En el Antiguo Testamento, numerosas figuras nos hablan de la muerte de Cristo. Todas tienen algo en común. Ante todo no son un ejemplo de amor o de devoción, sino que presentan una vida ofrecida en lugar de otra. Jesucristo no murió solamente porque era piadoso, con el fin de ser un modelo de amor y de abnegación, sino: "Al que no conoció pecado, por nosotros lo hizo pecado" (2 Corintios 5:21), "Cristo nos redimió de la maldición de la ley, hecho por noso­tros maldición" (Gálatas 3:13), y "Cristo padeció una sola vez por los pecados, el justo por los injustos, para llevarnos a Dios" (1 Pedro 3:18).
Esto nos presenta diversos aspectos o figuras de la muerte de Cristo. Las túnicas de pieles (que implican que un animal había sido inmolado) de Génesis 3:21 recuerdan cómo Dios provee a la desnudez del pecador. El sacrificio cruento de Abel, que llevó los primogéni­tos de sus ovejas, muestra la necesidad del derrama­miento de sangre —"Sin derramamiento de sangre no se hace remisión" (Hebreos 9:22)—, mientras que la ofrenda de Caín, fruto de su trabajo en una tierra mal­decida, no es aceptado. En Génesis 22, Abraham ofrece a Isaac, como Dios dará a su Hijo; pero, en realidad, el sacrificio de Isaac no es consumado: en su lugar, un carnero es ofrecido en holocausto. Durante la pascua, la sangre del cordero debe ser puesta sobre la puerta: Nos habla de la apropiación personal del sacrificio de Cristo. La serpiente de bronce en el desierto nos recuerda a Jesús hecho maldición por nosotros. Isaías 53 expresamente dice: "Todos nosotros nos descarria­mos como ovejas, cada cual se apartó por su camino; mas Jehová cargó en él el pecado de todos nosotros" (v. 6).
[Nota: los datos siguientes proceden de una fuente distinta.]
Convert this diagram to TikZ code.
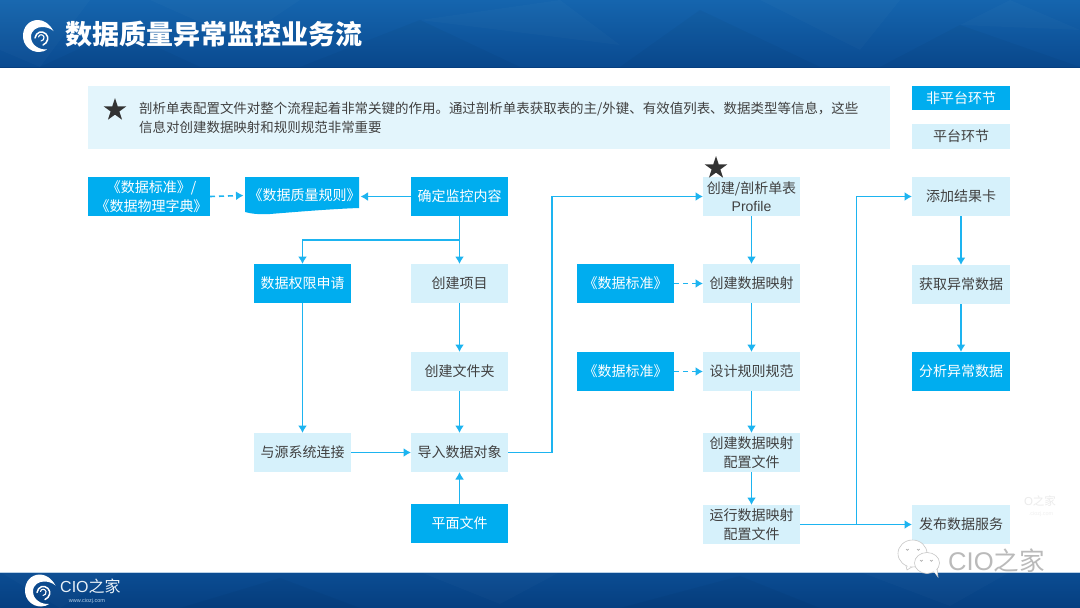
\documentclass[tikz,border=0pt]{standalone}
\usepackage{fontspec}
\setmainfont{Noto Sans CJK SC}
\newfontfamily\latinf{Liberation Sans}
\usetikzlibrary{arrows.meta,shapes.geometric}
\definecolor{cyanA}{HTML}{00ADEF}
\definecolor{paleA}{HTML}{D6F1FB}
\definecolor{noteA}{HTML}{E3F5FC}
\definecolor{lineA}{HTML}{1DB4F0}
\definecolor{txtA}{HTML}{404040}
\definecolor{navyA}{HTML}{0A4A90}
\definecolor{navyB}{HTML}{1565AE}
\definecolor{navyC}{HTML}{063F80}
\tikzset{
  px/.style={x=1pt,y=-1pt},
  boxbase/.style={inner sep=0pt,outer sep=0pt,align=center,font=\fontsize{14}{18.5}\selectfont},
  plat/.style={boxbase,fill=paleA,text=txtA},
  nonplat/.style={boxbase,fill=cyanA,text=white},
  flow/.style={draw=lineA,line width=1.6pt,-{Latex[length=7.5pt,width=9pt]}},
  flowdash/.style={flow,dash pattern=on 5pt off 4pt},
  bstar/.style={star,star points=5,star point ratio=2.6,fill=black!80,inner sep=0pt,minimum size=24pt},
  facet/.style={fill=white,opacity=0.02},
  facetd/.style={fill=black,opacity=0.03},
  wbub/.style={draw=black!22,line width=0.6pt,fill=white}
}
\newcommand{\boxat}[7]{\node[#1,minimum width=#5pt,minimum height=#6pt] (#2) at (#3,#4) {#7};}
\newcommand{\swirl}[2]{%
  \begin{scope}[shift={(#1,#2)}]
    \fill[white] (14.5,-5) .. controls (10,-13) and (4,-16) .. (-1,-16)
      .. controls (-10,-16) and (-16,-9) .. (-16,0)
      .. controls (-16,9) and (-9,16) .. (0,16)
      .. controls (3,16) and (6,15) .. (8,13.5)
      .. controls (0,14) and (-8,9) .. (-8,1)
      .. controls (-8,-6) and (-2,-9) .. (3,-9)
      .. controls (7,-9) and (11,-8) .. (14.5,-5) -- cycle;
    \draw[white,line width=1.5pt,line cap=round] (-4,2) .. controls (-3,-4) and (3,-6) .. (7,-2) .. controls (10,1) and (9,7) .. (4,9);
    \draw[white,line width=1.1pt,line cap=round] (-0.5,1) .. controls (0,-2) and (4,-2) .. (5,1) .. controls (5.5,3) and (4,5) .. (2,5);
  \end{scope}}
\begin{document}
\begin{tikzpicture}[px]
\useasboundingbox (0,0) rectangle (1080,608);
\fill[white] (0,0) rectangle (1080,608);
% header band
\begin{scope}
\clip (0,0) rectangle (1080,67);
\fill[top color=navyB,bottom color=navyA] (0,0) rectangle (1080,67);
\fill[facet] (0,0)--(90,0)--(40,67)--(0,50)--cycle;
\fill[facetd] (40,67)--(120,30)--(200,67)--cycle;
\fill[facet] (150,0)--(300,0)--(240,40)--cycle;
\fill[facetd] (300,67)--(420,20)--(520,67)--cycle;
\fill[facet] (420,20)--(560,0)--(620,45)--cycle;
\fill[facetd] (620,67)--(700,10)--(820,67)--cycle;
\fill[facet] (760,0)--(900,0)--(860,50)--cycle;
\fill[facetd] (880,67)--(960,25)--(1080,67)--cycle;
\fill[facet] (960,25)--(1010,0)--(1080,30)--cycle;
\end{scope}
\fill[navyC] (0,66.5) rectangle (1080,67.5);
% footer band
\begin{scope}
\clip (0,572) rectangle (1080,608);
\fill[top color=navyA!90!navyB,bottom color=navyC] (0,572) rectangle (1080,608);
\fill[facet] (0,572)--(120,572)--(60,608)--cycle;
\fill[facetd] (180,608)--(280,578)--(360,608)--cycle;
\fill[facet] (420,572)--(560,572)--(500,604)--cycle;
\fill[facetd] (620,608)--(740,576)--(820,608)--cycle;
\fill[facet] (860,572)--(1010,572)--(950,606)--cycle;
\end{scope}
\fill[white!70!navyB] (0,571.5) rectangle (1080,572.5);
\swirl{39}{36}
\node[inner sep=0pt,anchor=west,text=white,font=\fontsize{27}{30}\bfseries\selectfont] (title) at (65,34) {数据质量异常监控业务流};
\swirl{41}{590.5}
\node[inner sep=0pt,anchor=west,text=white!90!navyB,font=\fontsize{16}{18}\selectfont] (brand) at (60,586) {{\latinf CIO}之家};
\node[inner sep=0pt,text=white!70!navyB,font=\latinf\fontsize{5.5}{7}\selectfont] (url) at (87,601) {www.ciozj.com};
% note
\boxat{plat,fill=noteA}{note}{489}{117.5}{802}{63}{}
\node[inner sep=0pt,anchor=west,align=left,text=txtA,font=\fontsize{13.47}{19}\selectfont] (notetext) at (139,118) {剖析单表配置文件对整个流程起着非常关键的作用。通过剖析单表获取表的主/外键、有效值列表、数据类型等信息，这些\\信息对创建数据映射和规则规范非常重要};
\node[bstar] (starnote) at (115,110) {};
% legend
\boxat{nonplat}{lega}{961}{98}{98}{24.5}{非平台环节}
\boxat{plat}{legb}{961}{136.5}{98}{24.5}{平台环节}
% column 1
\boxat{nonplat}{std}{149}{196.5}{122}{39}{\hspace{5pt}《数据标准》/\\\hspace{5pt}《数据物理字典》}
\fill[cyanA] (245,177)--(359,177)--(359,208) .. controls (330,209) and (295,212) .. (270,214) .. controls (260,214.5) and (252,214) .. (245,212)--cycle;
\node[boxbase,text=white,minimum width=114pt,minimum height=37pt] (rule) at (302,195.5) {\hspace{5pt}《数据质量规则》};
\boxat{nonplat}{scope}{459.5}{196.5}{97}{39}{确定监控内容}
\boxat{nonplat}{perm}{302.5}{283.5}{97}{39}{数据权限申请}
\boxat{plat}{proj}{459.5}{283.5}{97}{39}{创建项目}
\boxat{plat}{fold}{459.5}{371.5}{97}{39}{创建文件夹}
\boxat{plat}{conn}{302.5}{452.5}{97}{39}{与源系统连接}
\boxat{plat}{imp}{459.5}{452.5}{97}{39}{导入数据对象}
\boxat{nonplat}{flat}{459.5}{523.5}{97}{39}{平面文件}
% column 2
\boxat{plat}{prof}{751.5}{196.5}{97}{39}{创建/剖析单表\\{\latinf Profile}}
\node[bstar] (starprof) at (716,168) {};
\boxat{nonplat}{stdb}{625.5}{283.5}{97}{39}{《数据标准》}
\boxat{plat}{map}{751.5}{283.5}{97}{39}{创建数据映射}
\boxat{nonplat}{stdc}{625.5}{371.5}{97}{39}{《数据标准》}
\boxat{plat}{spec}{751.5}{371.5}{97}{39}{设计规则规范}
\boxat{plat}{cfg}{751.5}{452.5}{97}{39}{创建数据映射\\配置文件}
\boxat{plat}{run}{751.5}{524.5}{97}{39}{运行数据映射\\配置文件}
% column 3
\boxat{plat}{card}{961}{196.5}{98}{39}{添加结果卡}
\boxat{plat}{get}{961}{284.5}{98}{39}{获取异常数据}
\boxat{nonplat}{ana}{961}{371.5}{98}{39}{分析异常数据}
\boxat{plat}{pub}{961}{524.5}{98}{39}{发布数据服务}
% connectors
\draw[flowdash] (std.east) -- (rule.west);
\draw[flow] (scope.west) -- (scope.west -| rule.east);
\coordinate (jleft) at (459.5,240);
\draw[flow] (scope.south) -- (proj.north);
\draw[flow] (jleft) -- (jleft -| perm.north) -- (perm.north);
\draw[flow] (perm.south) -- (conn.north);
\draw[flow] (conn.east) -- (imp.west);
\draw[flow] (proj.south) -- (fold.north);
\draw[flow] (fold.south) -- (imp.north);
\draw[flow] (flat.north) -- (imp.south);
\coordinate (jtop) at (552,452.5);
\draw[flow] (imp.east) -- (jtop) -- (jtop |- prof.west) -- (prof.west);
\draw[flow] (prof.south) -- (map.north);
\draw[flow] (map.south) -- (spec.north);
\draw[flow] (spec.south) -- (cfg.north);
\draw[flow] (cfg.south) -- (run.north);
\draw[flowdash] (stdb.east) -- (map.west);
\draw[flowdash] (stdc.east) -- (spec.west);
\coordinate (jright) at (856.5,524.5);
\draw[flow] (run.east) -- (pub.west);
\draw[flow] (jright) -- (jright |- card.west) -- (card.west);
\draw[flow] (card.south) -- (get.north);
\draw[flow] (get.south) -- (ana.north);
% watermarks
\node[inner sep=0pt,text=black!8,font=\fontsize{11.5}{13}\selectfont] (markup) at (1040,501) {{\latinf O}之家};
\node[inner sep=0pt,text=black!6,font=\latinf\fontsize{5.5}{7}\selectfont] (markurl) at (1041,514) {.ciozj.com};
\draw[wbub] (905,562) -- (907,570) -- (915,565);
\draw[wbub] (912.5,553.5) ellipse (14.5 and 13.5);
\fill[white] (906,560) -- (908,568) -- (914,563) -- cycle;
\draw[wbub] (933,570) -- (938,577) -- (937,567);
\draw[wbub] (927,563) ellipse (12.5 and 10.5);
\fill[white] (931,569) -- (937,575) -- (936,566) -- cycle;
\draw[black!35,line width=0.7pt] (906,549) arc (180:0:1.3) (917,549) arc (180:0:1.3) (920,560) arc (180:0:1.3) (930,560) arc (180:0:1.3);
\node[inner sep=0pt,anchor=west,text=black!27,font=\fontsize{25.6}{28}\selectfont] (wx) at (948,560.5) {{\latinf CIO}之家};
\end{tikzpicture}
\end{document}
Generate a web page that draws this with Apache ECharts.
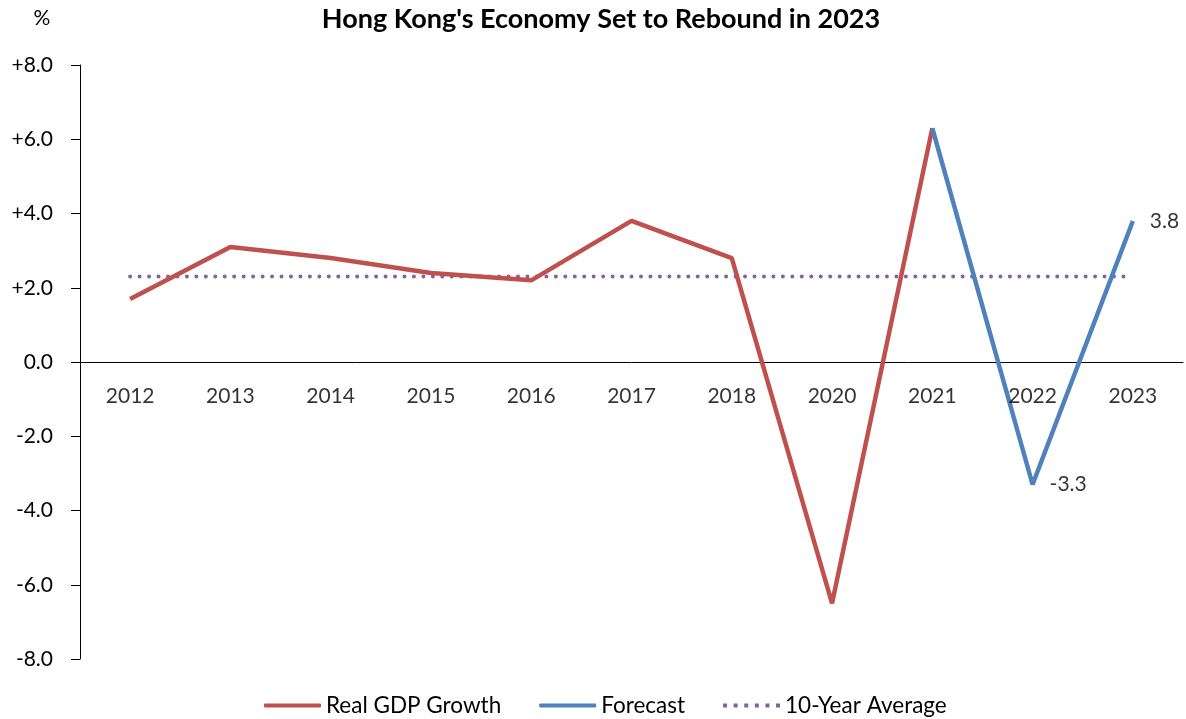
<!DOCTYPE html>
<html><head><meta charset="utf-8">
<script src="https://cdn.jsdelivr.net/npm/echarts@6/dist/echarts.min.js"></script>
<style>html,body{margin:0;padding:0;background:#fff}#c{width:1186px;height:719px}</style>
</head><body><div id="c"></div>
<script>
var categories = ['2012','2013','2014','2015','2016','2017','2018','2020','2021','2022','2023'];
var realGdp = [1.7, 3.1, 2.8, 2.4, 2.2, 3.8, 2.8, -6.5, 6.3, null, null];
var forecast = [null, null, null, null, null, null, null, null, 6.3, -3.3, 3.8];
var tenYearAvg = [2.3, 2.3, 2.3, 2.3, 2.3, 2.3, 2.3, 2.3, 2.3, 2.3, 2.3];
var labeledYears = ['2022', '2023'];

var FONT = 'Lato, "Open Sans", "DejaVu Sans", sans-serif';
var labelPoints = forecast.map(function (v, i) {
  return labeledYears.indexOf(categories[i]) >= 0 ? v : null;
});
var zeroLine = categories.map(function () { return 0; });

// legend icon for the dotted series: six dots across the icon box
var dotIcon = 'path://' + [0, 10.6, 21.2, 31.8, 42.4, 53].map(function (x) {
  return 'M' + x + ',0h4v4h-' + 4 + 'z';
}).join(' ');

var chart = echarts.init(document.getElementById('c'));
chart.setOption({
  animation: false,
  textStyle: {fontFamily: FONT, color: '#000'},
  graphic: [
    {type: 'text', x: 601, y: 19, style: {text: "Hong Kong's Economy Set to Rebound in 2023",
      font: 'bold 27px ' + FONT, fill: '#000', align: 'center', verticalAlign: 'middle'}},
    {type: 'text', x: 42, y: 18, style: {text: '%', font: '21px ' + FONT, fill: '#000',
      align: 'center', verticalAlign: 'middle'}}
  ],
  legend: {
    bottom: -3, left: 259, itemWidth: 57, itemHeight: 4, itemGap: 38,
    textStyle: {fontFamily: FONT, fontSize: 22.5, color: '#000'},
    data: [
      {name: 'Real GDP Growth', icon: 'roundRect'},
      {name: 'Forecast', icon: 'roundRect'},
      {name: '10-Year Average', icon: dotIcon}
    ]
  },
  grid: {left: 80, right: 3, top: 65, bottom: 60, containLabel: false},
  xAxis: {
    type: 'category', data: categories, boundaryGap: true,
    axisLine: {onZero: true, lineStyle: {color: '#000', width: 1}},
    axisTick: {show: false},
    axisLabel: {show: false}
  },
  yAxis: {
    type: 'value', min: -8, max: 8, interval: 2,
    axisLine: {show: true, lineStyle: {color: '#000', width: 1}},
    axisTick: {show: true, length: 9, lineStyle: {color: '#000'}},
    splitLine: {show: false},
    axisLabel: {
      fontSize: 21, color: '#000', margin: 27, fontFamily: FONT,
      formatter: function (v) { return (v > 0 ? '+' : '') + v.toFixed(1); }
    }
  },
  series: [
    {name: 'Real GDP Growth', type: 'line', data: realGdp, symbol: 'none',
     lineStyle: {color: '#C0504D', width: 4.5}, itemStyle: {color: '#C0504D'}, z: 3},
    {name: 'Forecast', type: 'line', data: forecast, symbol: 'none',
     lineStyle: {color: '#4F81BD', width: 4.5}, itemStyle: {color: '#4F81BD'}, z: 4},
    {name: '10-Year Average', type: 'line', data: tenYearAvg, symbol: 'none',
     lineStyle: {color: '#8064A2', width: 4, type: [0.01, 9.45], cap: 'round'}, itemStyle: {color: '#8064A2'}, z: 2},
    {name: 'forecastLabels', type: 'scatter', data: labelPoints, symbolSize: 0, silent: true, z: 5,
     label: {show: true, position: 'right', distance: 17, fontSize: 21, color: '#000', fontFamily: FONT,
       formatter: function (p) { return p.value == null ? '' : p.value.toFixed(1); }}},
    {name: 'xLabels', type: 'scatter', data: zeroLine, symbolSize: 0, silent: true, z: 5,
     label: {show: true, position: 'bottom', distance: 24, fontSize: 21, color: '#000', fontFamily: FONT,
       formatter: function (p) { return p.name; }}}
  ]
});
</script></body></html>
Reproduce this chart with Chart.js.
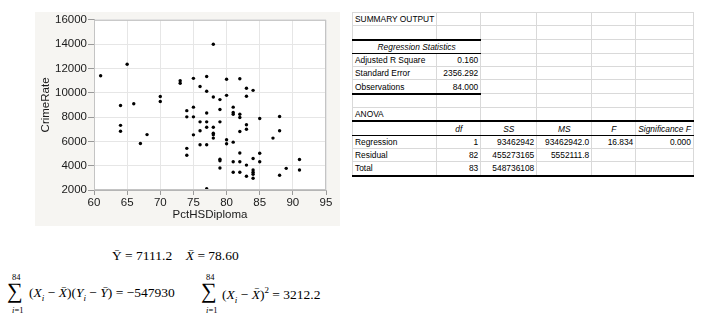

Al final de este capítulo, el profeta subraya cua­tro aspectos de la cruz: "Derramó su vida hasta la muerte, y fue contado con los pecadores, habiendo él llevado el pecado de muchos, y orado por los transgresores" (v.12).
Entre todas estas figuras, los capítulos 1 a 7 del Levítico se destacan por darnos la institución divina de los principales sacrificios.